» **Directive**
Quote all lines below exactly. Images stay out.

» **Material**
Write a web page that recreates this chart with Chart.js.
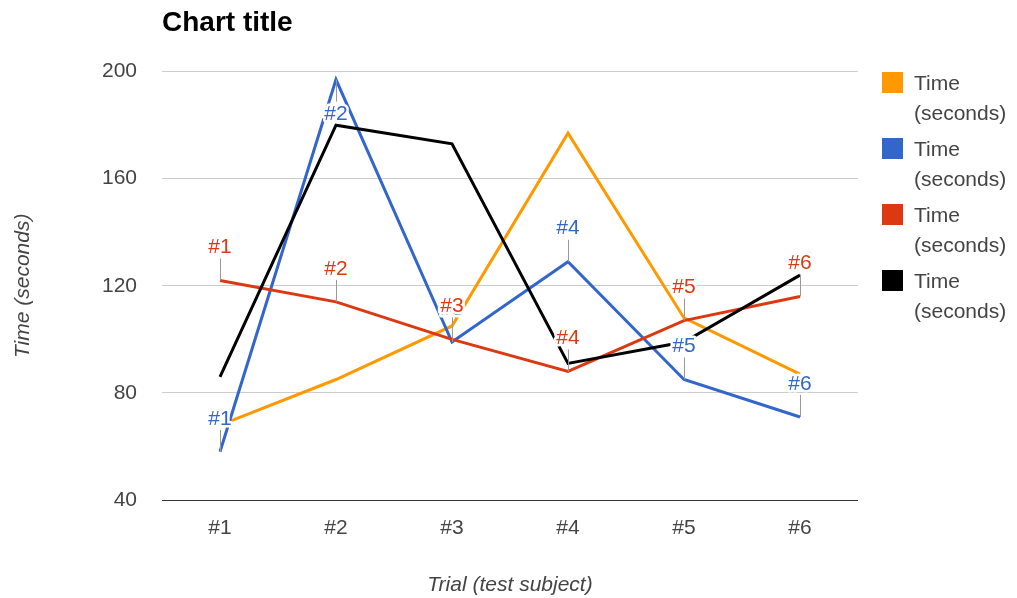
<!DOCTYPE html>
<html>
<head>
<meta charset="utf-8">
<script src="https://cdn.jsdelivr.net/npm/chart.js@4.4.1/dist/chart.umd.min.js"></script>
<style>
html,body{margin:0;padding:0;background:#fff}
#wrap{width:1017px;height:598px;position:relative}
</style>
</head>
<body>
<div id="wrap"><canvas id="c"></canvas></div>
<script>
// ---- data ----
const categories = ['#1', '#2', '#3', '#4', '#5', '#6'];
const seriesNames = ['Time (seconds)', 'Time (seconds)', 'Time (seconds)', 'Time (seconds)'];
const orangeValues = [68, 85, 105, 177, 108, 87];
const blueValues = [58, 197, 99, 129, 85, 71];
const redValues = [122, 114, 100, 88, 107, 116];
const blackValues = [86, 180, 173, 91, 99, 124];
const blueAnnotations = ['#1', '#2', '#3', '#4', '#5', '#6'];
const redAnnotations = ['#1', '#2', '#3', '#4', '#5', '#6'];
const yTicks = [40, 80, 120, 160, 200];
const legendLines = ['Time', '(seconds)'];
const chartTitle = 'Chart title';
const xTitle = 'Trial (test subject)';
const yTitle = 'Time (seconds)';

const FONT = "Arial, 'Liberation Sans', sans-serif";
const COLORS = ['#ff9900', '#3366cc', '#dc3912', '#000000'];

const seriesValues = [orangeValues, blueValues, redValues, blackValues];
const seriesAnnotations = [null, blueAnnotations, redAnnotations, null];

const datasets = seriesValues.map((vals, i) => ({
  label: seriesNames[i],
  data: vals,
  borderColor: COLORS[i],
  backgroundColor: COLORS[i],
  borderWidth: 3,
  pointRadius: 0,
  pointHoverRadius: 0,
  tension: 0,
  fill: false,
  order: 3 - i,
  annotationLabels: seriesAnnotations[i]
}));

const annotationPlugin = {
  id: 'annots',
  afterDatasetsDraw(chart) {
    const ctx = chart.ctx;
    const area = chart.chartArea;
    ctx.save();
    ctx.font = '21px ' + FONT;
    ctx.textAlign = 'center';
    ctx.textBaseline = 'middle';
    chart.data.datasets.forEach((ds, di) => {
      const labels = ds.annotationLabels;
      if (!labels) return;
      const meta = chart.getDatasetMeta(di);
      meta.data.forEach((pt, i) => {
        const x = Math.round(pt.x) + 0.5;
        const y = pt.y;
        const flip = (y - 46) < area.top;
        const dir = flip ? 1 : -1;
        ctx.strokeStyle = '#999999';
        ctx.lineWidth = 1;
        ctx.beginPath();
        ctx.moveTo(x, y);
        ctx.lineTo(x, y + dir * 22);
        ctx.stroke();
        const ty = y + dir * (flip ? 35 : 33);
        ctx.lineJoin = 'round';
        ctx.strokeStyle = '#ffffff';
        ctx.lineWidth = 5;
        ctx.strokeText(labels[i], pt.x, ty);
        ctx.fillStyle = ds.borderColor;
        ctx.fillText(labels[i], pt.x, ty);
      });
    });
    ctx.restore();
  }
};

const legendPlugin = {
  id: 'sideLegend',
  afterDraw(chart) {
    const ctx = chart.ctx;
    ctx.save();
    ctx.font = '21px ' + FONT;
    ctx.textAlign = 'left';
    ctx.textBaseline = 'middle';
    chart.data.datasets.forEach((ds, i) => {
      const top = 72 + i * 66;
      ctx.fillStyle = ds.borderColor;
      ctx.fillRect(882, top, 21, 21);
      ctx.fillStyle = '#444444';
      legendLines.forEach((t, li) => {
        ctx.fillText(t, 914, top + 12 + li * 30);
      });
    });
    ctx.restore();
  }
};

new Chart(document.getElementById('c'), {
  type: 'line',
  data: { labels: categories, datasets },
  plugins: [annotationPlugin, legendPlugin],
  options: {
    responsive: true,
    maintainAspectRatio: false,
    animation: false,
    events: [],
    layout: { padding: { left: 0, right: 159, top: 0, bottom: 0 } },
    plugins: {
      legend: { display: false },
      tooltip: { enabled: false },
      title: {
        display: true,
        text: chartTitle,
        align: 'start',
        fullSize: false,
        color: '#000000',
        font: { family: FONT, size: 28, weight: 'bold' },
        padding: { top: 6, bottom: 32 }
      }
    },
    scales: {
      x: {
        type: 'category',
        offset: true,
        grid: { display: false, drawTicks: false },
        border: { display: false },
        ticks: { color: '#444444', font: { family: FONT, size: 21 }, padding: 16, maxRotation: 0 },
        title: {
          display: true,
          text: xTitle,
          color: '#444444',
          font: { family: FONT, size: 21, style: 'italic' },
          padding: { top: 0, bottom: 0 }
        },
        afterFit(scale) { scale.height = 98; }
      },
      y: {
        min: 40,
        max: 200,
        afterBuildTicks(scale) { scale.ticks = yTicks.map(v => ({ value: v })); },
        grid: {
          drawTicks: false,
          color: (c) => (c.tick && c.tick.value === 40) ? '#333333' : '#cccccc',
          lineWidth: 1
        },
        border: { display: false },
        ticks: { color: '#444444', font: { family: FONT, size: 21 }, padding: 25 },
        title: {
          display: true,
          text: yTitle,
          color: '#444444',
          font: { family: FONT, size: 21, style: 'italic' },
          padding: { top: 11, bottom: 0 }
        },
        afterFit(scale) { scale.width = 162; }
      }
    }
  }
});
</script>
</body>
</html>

» **Solution**
Write a web page that recreates this chart with Chart.js.
<!DOCTYPE html>
<html>
<head>
<meta charset="utf-8">
<script src="https://cdn.jsdelivr.net/npm/chart.js@4.4.1/dist/chart.umd.min.js"></script>
<style>
html,body{margin:0;padding:0;background:#fff}
#wrap{width:1017px;height:598px;position:relative}
</style>
</head>
<body>
<div id="wrap"><canvas id="c"></canvas></div>
<script>
// ---- data ----
const categories = ['#1', '#2', '#3', '#4', '#5', '#6'];
const seriesNames = ['Time (seconds)', 'Time (seconds)', 'Time (seconds)', 'Time (seconds)'];
const orangeValues = [68, 85, 105, 177, 108, 87];
const blueValues = [58, 197, 99, 129, 85, 71];
const redValues = [122, 114, 100, 88, 107, 116];
const blackValues = [86, 180, 173, 91, 99, 124];
const blueAnnotations = ['#1', '#2', '#3', '#4', '#5', '#6'];
const redAnnotations = ['#1', '#2', '#3', '#4', '#5', '#6'];
const yTicks = [40, 80, 120, 160, 200];
const legendLines = ['Time', '(seconds)'];
const chartTitle = 'Chart title';
const xTitle = 'Trial (test subject)';
const yTitle = 'Time (seconds)';

const FONT = "Arial, 'Liberation Sans', sans-serif";
const COLORS = ['#ff9900', '#3366cc', '#dc3912', '#000000'];

const seriesValues = [orangeValues, blueValues, redValues, blackValues];
const seriesAnnotations = [null, blueAnnotations, redAnnotations, null];

const datasets = seriesValues.map((vals, i) => ({
  label: seriesNames[i],
  data: vals,
  borderColor: COLORS[i],
  backgroundColor: COLORS[i],
  borderWidth: 3,
  pointRadius: 0,
  pointHoverRadius: 0,
  tension: 0,
  fill: false,
  order: 3 - i,
  annotationLabels: seriesAnnotations[i]
}));

const annotationPlugin = {
  id: 'annots',
  afterDatasetsDraw(chart) {
    const ctx = chart.ctx;
    const area = chart.chartArea;
    ctx.save();
    ctx.font = '21px ' + FONT;
    ctx.textAlign = 'center';
    ctx.textBaseline = 'middle';
    chart.data.datasets.forEach((ds, di) => {
      const labels = ds.annotationLabels;
      if (!labels) return;
      const meta = chart.getDatasetMeta(di);
      meta.data.forEach((pt, i) => {
        const x = Math.round(pt.x) + 0.5;
        const y = pt.y;
        const flip = (y - 46) < area.top;
        const dir = flip ? 1 : -1;
        ctx.strokeStyle = '#999999';
        ctx.lineWidth = 1;
        ctx.beginPath();
        ctx.moveTo(x, y);
        ctx.lineTo(x, y + dir * 22);
        ctx.stroke();
        const ty = y + dir * (flip ? 35 : 33);
        ctx.lineJoin = 'round';
        ctx.strokeStyle = '#ffffff';
        ctx.lineWidth = 5;
        ctx.strokeText(labels[i], pt.x, ty);
        ctx.fillStyle = ds.borderColor;
        ctx.fillText(labels[i], pt.x, ty);
      });
    });
    ctx.restore();
  }
};

const legendPlugin = {
  id: 'sideLegend',
  afterDraw(chart) {
    const ctx = chart.ctx;
    ctx.save();
    ctx.font = '21px ' + FONT;
    ctx.textAlign = 'left';
    ctx.textBaseline = 'middle';
    chart.data.datasets.forEach((ds, i) => {
      const top = 72 + i * 66;
      ctx.fillStyle = ds.borderColor;
      ctx.fillRect(882, top, 21, 21);
      ctx.fillStyle = '#444444';
      legendLines.forEach((t, li) => {
        ctx.fillText(t, 914, top + 12 + li * 30);
      });
    });
    ctx.restore();
  }
};

new Chart(document.getElementById('c'), {
  type: 'line',
  data: { labels: categories, datasets },
  plugins: [annotationPlugin, legendPlugin],
  options: {
    responsive: true,
    maintainAspectRatio: false,
    animation: false,
    events: [],
    layout: { padding: { left: 0, right: 159, top: 0, bottom: 0 } },
    plugins: {
      legend: { display: false },
      tooltip: { enabled: false },
      title: {
        display: true,
        text: chartTitle,
        align: 'start',
        fullSize: false,
        color: '#000000',
        font: { family: FONT, size: 28, weight: 'bold' },
        padding: { top: 6, bottom: 32 }
      }
    },
    scales: {
      x: {
        type: 'category',
        offset: true,
        grid: { display: false, drawTicks: false },
        border: { display: false },
        ticks: { color: '#444444', font: { family: FONT, size: 21 }, padding: 16, maxRotation: 0 },
        title: {
          display: true,
          text: xTitle,
          color: '#444444',
          font: { family: FONT, size: 21, style: 'italic' },
          padding: { top: 0, bottom: 0 }
        },
        afterFit(scale) { scale.height = 98; }
      },
      y: {
        min: 40,
        max: 200,
        afterBuildTicks(scale) { scale.ticks = yTicks.map(v => ({ value: v })); },
        grid: {
          drawTicks: false,
          color: (c) => (c.tick && c.tick.value === 40) ? '#333333' : '#cccccc',
          lineWidth: 1
        },
        border: { display: false },
        ticks: { color: '#444444', font: { family: FONT, size: 21 }, padding: 25 },
        title: {
          display: true,
          text: yTitle,
          color: '#444444',
          font: { family: FONT, size: 21, style: 'italic' },
          padding: { top: 11, bottom: 0 }
        },
        afterFit(scale) { scale.width = 162; }
      }
    }
  }
});
</script>
</body>
</html>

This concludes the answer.